The Inside Edge
Tough time ahead for mortgage brokers
Yesterday (29th July 08) Sir James Crosby published his interim report to the Government: Mortgage Finance: Interim analysis.
He warns that many mortgage intermediataries will be forced out of the market by the current financial situation – further reducing the competiveness and availability of UK mortgages as banks focus on supporting branches over independents.
Key points of the report:
– Shortage of mortgage finance may continue until 2010, however:
‘there is still good availability of finance for those borrowers who offer significant security (i.e. have reliable earnings and seek to borrow 75 per cent or less of the value of their property), the availability of finance to all other consumers is considerably reduced and likely to remain so.’
– The shortage of mortgage finance will take its toll on consumer spending and the housing market. But ‘these markets will recover in time, when they do, however, they are likely to be different in both scale and structure to those of a year ago.’

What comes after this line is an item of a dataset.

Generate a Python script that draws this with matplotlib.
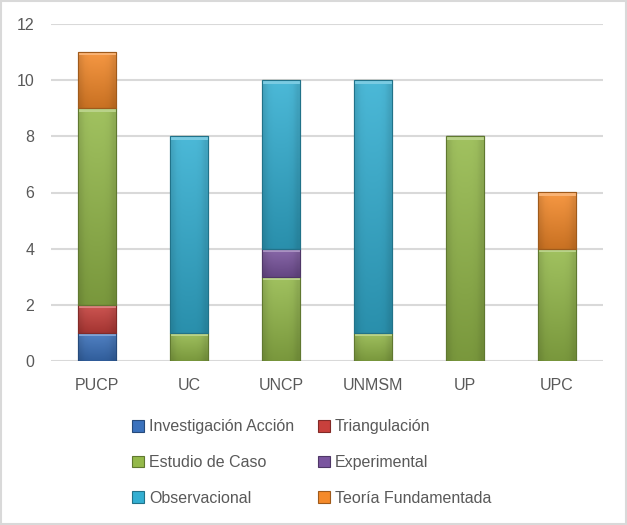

– Crosby doesn’t believe the answer is to set up a government backed group to buy packaged loans from lenders (as per the historical US model) .
– In his final report Crosby may well recommend that the Government should not intervene in the market, on the grounds that such intervention would create more problems than it would solve – but is evaluating the options.
– The final report is due to be published in at the time of the 2008 pre-budget report in the Autumn.
And some words of reassurance:
‘The long-term fundamentals that underpin the housing market remain,
however, strong. Employment is at a record high; interest rates have been reduced three times since December 2007; and household growth is projected to rise strongly as the population ages and expands and as more people live in single person households, which will support house prices in the long-term.’